Referendum e sicurezza
Il dibattito ha riguardato anche il referendum dell'8 e 9 giugno. Quattro dei cinque quesiti proposti agli elettori sono relativi all'abrogazione di norme relative alla sfera occupazionale. E poi si è parlato ancora una volta dell'idea di istituire in Italia una Procura Nazionale in materia di salute e sicurezza. «Perché – ha sostenuto il segretario nazionale della Fillea Cgil - troppo spesso i processi per rendere giustizia ai familiari delle vittime di incidenti sul lavoro, non iniziano in tempi ragionevoli e quando iniziano è sempre troppo tardi e alcuni reati sono già prescritti». Emblematico l'esempio del povero Salvatore Cucè, l'operaio originario del crotonese rimasto ucciso in seguito ad una esplosione in un cantiere ferroviario tra la Liguria e il Piemonte nel febbraio 2023. «Le indagini non sono ancora chiuse – ha ricordato il sindacalista - Non c'è giustizia per i familiari.
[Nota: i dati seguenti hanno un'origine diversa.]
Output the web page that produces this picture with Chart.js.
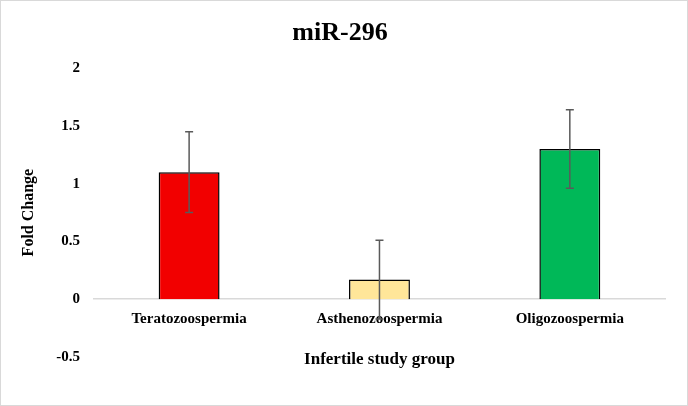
<!DOCTYPE html>
<html>
<head>
<meta charset="utf-8">
<script src="https://cdn.jsdelivr.net/npm/chart.js@4.4.0/dist/chart.umd.min.js"></script>
<style>
  html, body { margin: 0; padding: 0; background: #fff; }
  #wrap { width: 688px; height: 406px; box-sizing: border-box; border: 1px solid #d9d9d9; }
  #chart { display: block; }
</style>
</head>
<body>
<div id="wrap"><canvas id="chart" width="686" height="404"></canvas></div>
<script>
// data
var groups = ["Teratozoospermia", "Asthenozoospermia", "Oligozoospermia"];
var foldChange = [1.10, 0.17, 1.30];
var errors = [0.35, 0.34, 0.34];
var barColors = ["#f20000", "#ffe699", "#00b858"];
var yTicks = [-0.5, 0, 0.5, 1, 1.5, 2];

var serif = "'Liberation Serif', 'Times New Roman', serif";

// draws the error bars with the y scale of the chart
var errorBars = {
    id: "errorBars",
    afterDatasetsDraw: function(chart) {
        var ctx = chart.ctx;
        var y = chart.scales.y;
        var meta = chart.getDatasetMeta(0);
        ctx.save();
        ctx.strokeStyle = "#5a5a5a";
        ctx.lineWidth = 1.5;
        meta.data.forEach(function(bar, i) {
            var top = y.getPixelForValue(foldChange[i] + errors[i]);
            var bot = y.getPixelForValue(foldChange[i] - errors[i]);
            ctx.beginPath();
            ctx.moveTo(bar.x, top);
            ctx.lineTo(bar.x, bot);
            ctx.moveTo(bar.x - 4, top);
            ctx.lineTo(bar.x + 4, top);
            ctx.moveTo(bar.x - 4, bot);
            ctx.lineTo(bar.x + 4, bot);
            ctx.stroke();
        });
        ctx.restore();
    }
};

var ctx = document.getElementById("chart").getContext("2d");
new Chart(ctx, {
    type: "bar",
    data: {
        labels: groups,
        datasets: [{
            data: foldChange,
            backgroundColor: barColors,
            borderColor: "#000",
            borderWidth: 1.5,
            categoryPercentage: 1,
            barPercentage: 0.32
        }]
    },
    options: {
        responsive: false,
        animation: false,
        layout: { padding: { top: 0, right: 22, bottom: 48, left: 14 } },
        plugins: {
            legend: { display: false },
            tooltip: { enabled: false },
            title: {
                display: true,
                text: "miR-296",
                color: "#000",
                font: { family: serif, size: 26, weight: "bold" },
                padding: { top: 17, bottom: 19 }
            }
        },
        scales: {
            x: {
                position: { y: 0 },
                grid: { display: false },
                border: { display: true, color: "#d9d9d9", width: 1.5 },
                ticks: { color: "#000", font: { family: serif, size: 15, weight: "bold" }, padding: 3 },
                title: {
                    display: true,
                    text: "Infertile study group",
                    color: "#000",
                    font: { family: serif, size: 17, weight: "bold" },
                    padding: { top: 18 }
                }
            },
            y: {
                min: -0.5,
                max: 2,
                afterBuildTicks: function(scale) {
                    scale.ticks = yTicks.map(function(v) { return { value: v }; });
                },
                grid: { display: false },
                border: { display: false },
                ticks: {
                    color: "#000",
                    font: { family: serif, size: 15, weight: "bold" },
                    padding: 6,
                    callback: function(v) { return String(v); }
                },
                title: {
                    display: true,
                    text: "Fold Change",
                    color: "#000",
                    font: { family: serif, size: 16, weight: "bold" },
                    padding: { bottom: 12 }
                }
            }
        }
    },
    plugins: [errorBars]
});
</script>
</body>
</html>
Poi è ora di scindere il processo penale dalla logica del risarcimento del danno. Che deve essere liquidato con immediatezza ai familiari. Invece questi familiari, all'indomani delle sciagure, sono lasciati soli e magari sono vittime dello sciacallaggio di legali senza scrupoli che puntano ad acquisire mandati di rappresentanza per finalità speculative».
Rischio precariato nelle università
Anna Laura Orrico ha puntato l'indice sulle condizioni dei lavoratori del settore della cultura dove, ha sostenuto la parlamentare pentastellata, «chi ha titoli di studio e si professionalizza per trovare un impiego in un ambito che richiede anche delle alte qualifiche, in tanti recepiscono un salario estremamente povero. Emblematica la situazione delle università: il Governo Meloni ha istituito ben tredici diverse tipologie di contratto preruolo. Questo significa ostacolare la stabilizzazione di tanti giovani ricercatori impossibilitati ad accedere alla carriera di docente e condannati a rimanere precari oppure ad andare all'estero». Quello delle troppe tipologie contrattuali, secondo Anna Laura Orrico «è una problematica da risolvere. Perché ovviamente più il quadro normativo è complesso più è difficile tutelare i diritti dei lavoratori. Quando la burocratizzazione è estremamente complessa come nel nostro Paese, facilmente un imprenditore non ispirato da saldi principi etici, può trovare delle scappatoie. È altrettanto vero che ci sono anche tantissimi imprenditori che ben comprendono che i propri collaboratori, messi nelle condizioni di lavorare in maniera dignitosa, rendono molto di più. E per questo riconoscono importanti premi di produttività concedendo ai dipendenti, attraverso il welfare aziendale, una serie di benefici importanti».